The problem is that the majority of companies and educational institutions are stuck in the old paradigm, she says, and both are failing to varying degrees to prepare the workforce for the future.
This theory is supported by a new survey conducted by Northeastern University and Gallup that reveals an international cross-section of opinions about artificial intelligence as economies around the world undergo the transformative move to automation. The poll shows that the majority of people in the United States, Canada, and the United Kingdom think that artificial intelligence will improve their lives, but they believe that higher education, government, and employers are not doing enough to improve their skills.
Despite concerns that they are not prepared for the new era and the job losses that will result from automation, majorities in Canada, the U.K., and the U.S. believe that advancements in machine learning will do more good than harm overall. And when asked about the best skills to withstand artificial intelligence, six in 10 respondents in Canada and the U.K. believe teamwork, communication, creativity, and critical thinking are most important in the new era of automation; whereas Americans are split 50-50 between those "soft" skills and technical skills like math, science, coding, and working with data.

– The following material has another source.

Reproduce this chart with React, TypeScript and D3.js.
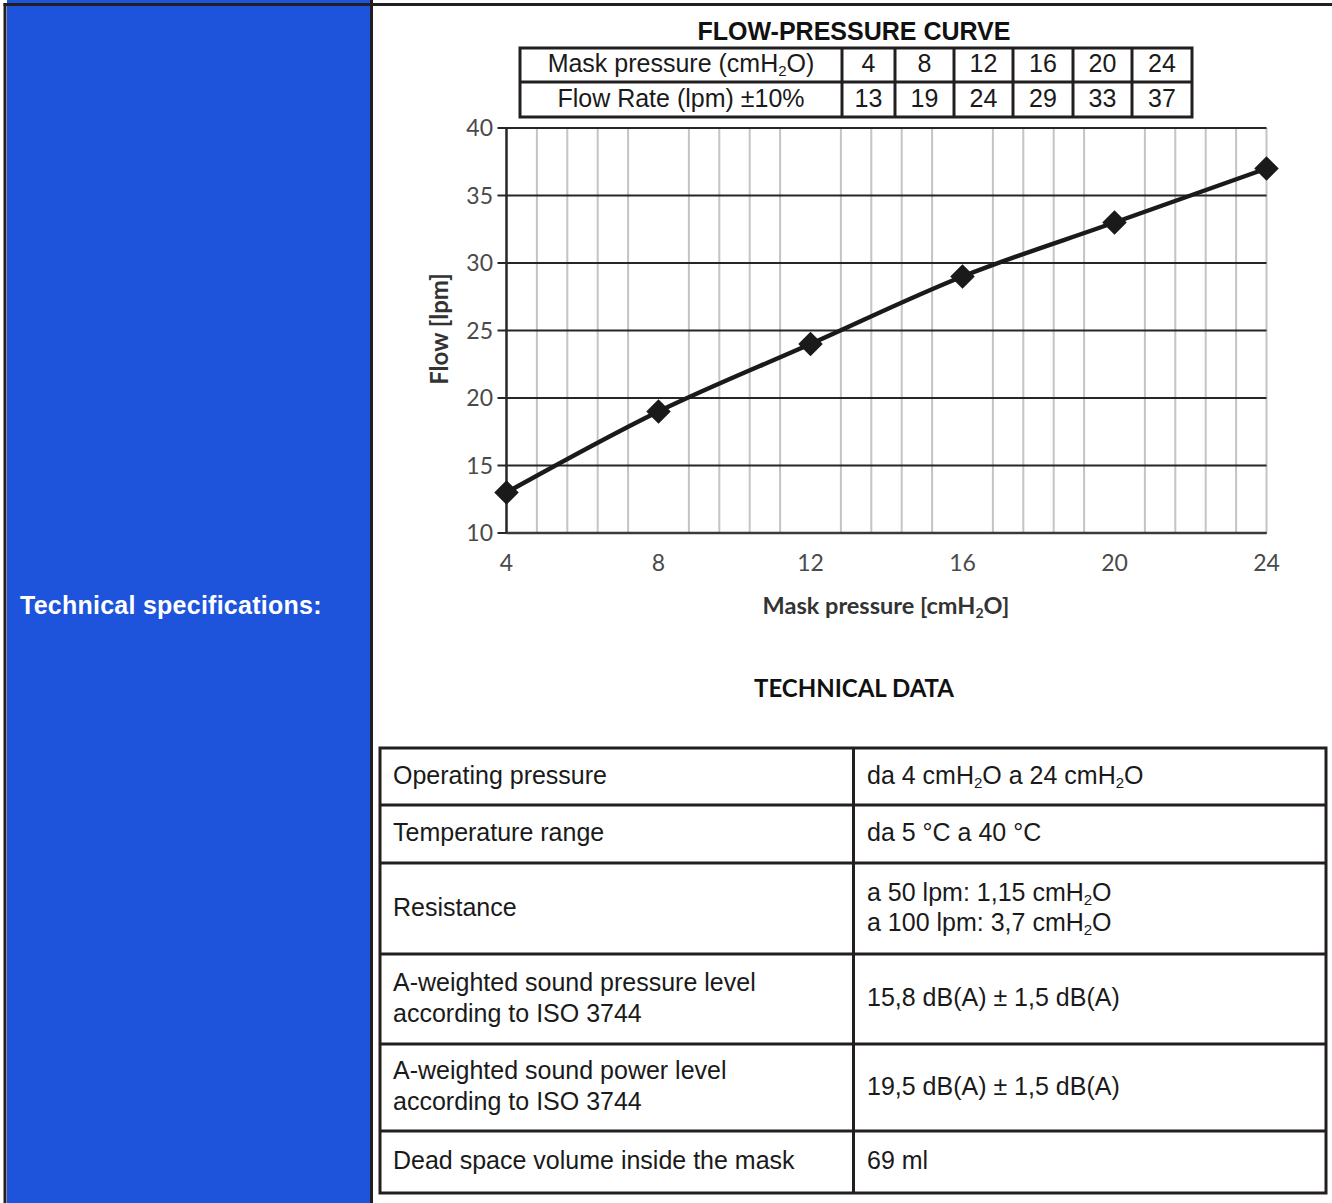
import React from 'react';
import * as d3 from 'd3';

// ---- data ----
const pressure = [4, 8, 12, 16, 20, 24];
const flowRate = [13, 19, 24, 29, 33, 37];
const xTickValues = [4, 8, 12, 16, 20, 24];
const yTickValues = [10, 15, 20, 25, 30, 35, 40];
const headerRowLabels = ['Mask pressure (cmH₂O)', 'Flow Rate (lpm) ±10%'];
const specLabels = [
  ['Operating pressure'],
  ['Temperature range'],
  ['Resistance'],
  ['A-weighted sound pressure level', 'according to ISO 3744'],
  ['A-weighted sound power level', 'according to ISO 3744'],
  ['Dead space volume inside the mask'],
];
const specValues = [
  ['da 4 cmH₂O a 24 cmH₂O'],
  ['da 5 °C a 40 °C'],
  ['a 50 lpm: 1,15 cmH₂O', 'a 100 lpm: 3,7 cmH₂O'],
  ['15,8 dB(A) ± 1,5 dB(A)'],
  ['19,5 dB(A) ± 1,5 dB(A)'],
  ['69 ml'],
];

// ---- layout ----
const W = 1332;
const H = 1203;
const BLUE = '#1e54dc';
const DARK = '#231f20';
const ARIAL = '"Liberation Sans", Arial, sans-serif';
const CAL = 'Lato, "Open Sans", sans-serif';

const plot = { left: 506.5, right: 1266.5, top: 128, bottom: 533 };
const headCols = [520, 842, 895, 954, 1013, 1073, 1132, 1192];
const headRows = [48, 82, 117];
const specRows = [748, 805, 863, 954, 1044, 1131, 1193];
const specCols = [380, 853.5, 1326];

function rich(s: string, fs: number, keyBase: string) {
  const parts = s.split('₂');
  const out: any[] = [];
  parts.forEach((p, i) => {
    if (i === 0) {
      out.push(<tspan key={keyBase + 'p' + i}>{p}</tspan>);
    } else {
      out.push(
        <tspan key={keyBase + 's' + i} fontSize={fs * 0.6} dy={fs * 0.16}>2</tspan>
      );
      out.push(
        <tspan key={keyBase + 'p' + i} dy={-fs * 0.16}>{p}</tspan>
      );
    }
  });
  return out;
}

export default function App() {
  const x = d3.scaleLinear().domain([4, 24]).range([plot.left, plot.right]);
  const y = d3.scaleLinear().domain([10, 40]).range([plot.bottom, plot.top]);
  const pts: [number, number][] = pressure.map((p, i) => [p, flowRate[i]]);
  const line = d3
    .line<[number, number]>()
    .x((d) => x(d[0]))
    .y((d) => y(d[1]))
    .curve(d3.curveCatmullRom.alpha(0.5));
  const diamond = d3.symbol().type(d3.symbolSquare).size(300)() as string;

  // minor vertical grid every 0.8 units (25 divisions), skipping the major tick positions
  const minor = d3.range(1, 26).map((k) => 4 + k * 0.8).filter((v, i) => (i + 1) % 5 !== 0 || i === 24);

  const fsT = 25;

  return (
    <svg
      width={W}
      height={H}
      viewBox={`0 0 ${W} ${H}`}
      style={{ position: 'absolute', left: 0, top: 0, background: '#fff' }}
    >
      {/* left blue panel */}
      <rect x={7} y={0} width={363} height={H} fill={BLUE} />
      <line x1={5} y1={3} x2={5} y2={H} stroke={DARK} strokeWidth={3} />
      <line x1={371.5} y1={0} x2={371.5} y2={H} stroke={DARK} strokeWidth={3} />
      <line x1={3.5} y1={4.5} x2={W} y2={4.5} stroke={DARK} strokeWidth={3} />
      <text x={20} y={614} fill="#fff" fontFamily={ARIAL} fontWeight="bold" fontSize={25} letterSpacing={0.25}>
        Technical specifications:
      </text>

      {/* chart title */}
      <text x={854} y={40} textAnchor="middle" fontFamily={ARIAL} fontWeight="bold" fontSize={25} fill="#111">
        FLOW-PRESSURE CURVE
      </text>

      {/* header table */}
      <g fontFamily={ARIAL} fontSize={fsT} fill="#1a1a1a">
        {headerRowLabels.map((lab, r) => (
          <text
            key={'hl' + r}
            x={(headCols[0] + headCols[1]) / 2}
            y={(headRows[r] + headRows[r + 1]) / 2 + 7}
            textAnchor="middle"
          >
            {rich(lab, fsT, 'hl' + r)}
          </text>
        ))}
        {pressure.map((p, i) => (
          <text key={'hp' + i} x={(headCols[i + 1] + headCols[i + 2]) / 2} y={(headRows[0] + headRows[1]) / 2 + 7} textAnchor="middle">
            {p}
          </text>
        ))}
        {flowRate.map((f, i) => (
          <text key={'hf' + i} x={(headCols[i + 1] + headCols[i + 2]) / 2} y={(headRows[1] + headRows[2]) / 2 + 7} textAnchor="middle">
            {f}
          </text>
        ))}
      </g>
      <g stroke={DARK} strokeWidth={3} fill="none">
        <rect x={headCols[0]} y={headRows[0]} width={headCols[7] - headCols[0]} height={headRows[2] - headRows[0]} />
        <line x1={headCols[0]} x2={headCols[7]} y1={headRows[1]} y2={headRows[1]} />
        {headCols.slice(1, 7).map((c, i) => (
          <line key={'hc' + i} x1={c} x2={c} y1={headRows[0]} y2={headRows[2]} />
        ))}
      </g>

      {/* chart grid */}
      <g>
        {minor.map((v, i) => (
          <line key={'mg' + i} x1={x(v)} x2={x(v)} y1={plot.top} y2={plot.bottom} stroke="#c4c4c4" strokeWidth={2} />
        ))}
        {yTickValues.map((t) => (
          <line key={'yg' + t} x1={plot.left - 9} x2={plot.right} y1={y(t)} y2={y(t)} stroke="#262626" strokeWidth={2} />
        ))}
        <line x1={plot.left} x2={plot.left} y1={plot.top} y2={plot.bottom} stroke="#262626" strokeWidth={2.5} />
        <line x1={plot.left} x2={plot.right} y1={plot.bottom} y2={plot.bottom} stroke="#3a3a3a" strokeWidth={2.5} />
      </g>

      {/* axes labels */}
      <g fontFamily={CAL} fontSize={23} fill="#4a4a4a">
        {yTickValues.map((t) => (
          <text key={'yt' + t} x={493} y={y(t) + 8} textAnchor="end">
            {t}
          </text>
        ))}
        {xTickValues.map((t) => (
          <text key={'xt' + t} x={x(t)} y={571} textAnchor="middle">
            {t}
          </text>
        ))}
      </g>
      <text
        transform="translate(448,329) rotate(-90)"
        textAnchor="middle"
        fontFamily={CAL}
        fontWeight="bold"
        fontSize={24}
        fill="#333"
      >
        Flow [lpm]
      </text>
      <text x={886} y={614} textAnchor="middle" fontFamily={CAL} fontWeight="bold" fontSize={23.5} fill="#333">
        {rich('Mask pressure [cmH₂O]', 23.5, 'xa')}
      </text>

      {/* series */}
      <path d={line(pts) as string} fill="none" stroke="#1a1a1a" strokeWidth={4.5} />
      {pts.map((d, i) => (
        <path
          key={'m' + i}
          d={diamond}
          transform={`translate(${x(d[0])},${y(d[1])}) rotate(45)`}
          fill="#1a1a1a"
        />
      ))}

      {/* technical data */}
      <text x={854} y={697} textAnchor="middle" fontFamily={CAL} fontWeight="bold" fontSize={24} fill="#111">
        TECHNICAL DATA
      </text>
      <g fontFamily={ARIAL} fontSize={fsT} fill="#1a1a1a">
        {specLabels.map((lines, r) => {
          const cy = (specRows[r] + specRows[r + 1]) / 2;
          const lh = 31;
          const y0 = cy - ((lines.length - 1) * lh) / 2 + 7;
          return lines.map((ln, j) => (
            <text key={'sl' + r + j} x={393} y={y0 + j * lh}>
              {rich(ln, fsT, 'sl' + r + j)}
            </text>
          ));
        })}
        {specValues.map((lines, r) => {
          const cy = (specRows[r] + specRows[r + 1]) / 2;
          const lh = 30;
          const y0 = cy - ((lines.length - 1) * lh) / 2 + 7;
          return lines.map((ln, j) => (
            <text key={'sv' + r + j} x={867} y={y0 + j * lh}>
              {rich(ln, fsT, 'sv' + r + j)}
            </text>
          ));
        })}
      </g>
      <g stroke={DARK} strokeWidth={3} fill="none">
        <rect x={specCols[0]} y={specRows[0]} width={specCols[2] - specCols[0]} height={specRows[6] - specRows[0]} />
        {specRows.slice(1, 6).map((r, i) => (
          <line key={'sr' + i} x1={specCols[0]} x2={specCols[2]} y1={r} y2={r} />
        ))}
        <line x1={specCols[1]} x2={specCols[1]} y1={specRows[0]} y2={specRows[6]} />
      </g>
    </svg>
  );
}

"For the workforce, at every level it's going to be lifelong learning and reskilling to develop uniquely human strengths," Sanders says. "Humans and machines have different strengths and it's documented by every research that we could find. We show in the book that we can combine humans and machines using the right process that enjoys the strength of both, while suffering the weaknesses of neither. But our educational system should accept the paradox."
Here, Sanders touts the benefits of experiential learning and of humanics, a learning model conceptualized by Northeastern University President Joseph E. Aoun in his book, Robot-Proof: Higher Education in the Age of Artificial Intelligence.
"Humanics really does prepare students to perform the future jobs that only human beings can do and it achieves this by fostering purposeful integration of those technical literacies, like coding and data literacy, with the human literacy, like creativity, ethics, cultural agility, and entrepreneurship," Sanders says.
The culmination of four years of research involving case studies and interviews with chief executive officers, senior leaders, and analysts, The Humachine started as an inquiry into how executives can adopt artificial intelligence to harness the best of human and machine capabilities, says Sanders. Along the way, it turned into a profound rumination on the future of humanity and enterprise.
"What we discovered—to our surprise—was that this should not be labeled the technology era, the fourth Industrial Revolution, if you will," says Sanders. "It should be called the human error era, because the focus really needs to be on talent, on skilling, and re-skilling."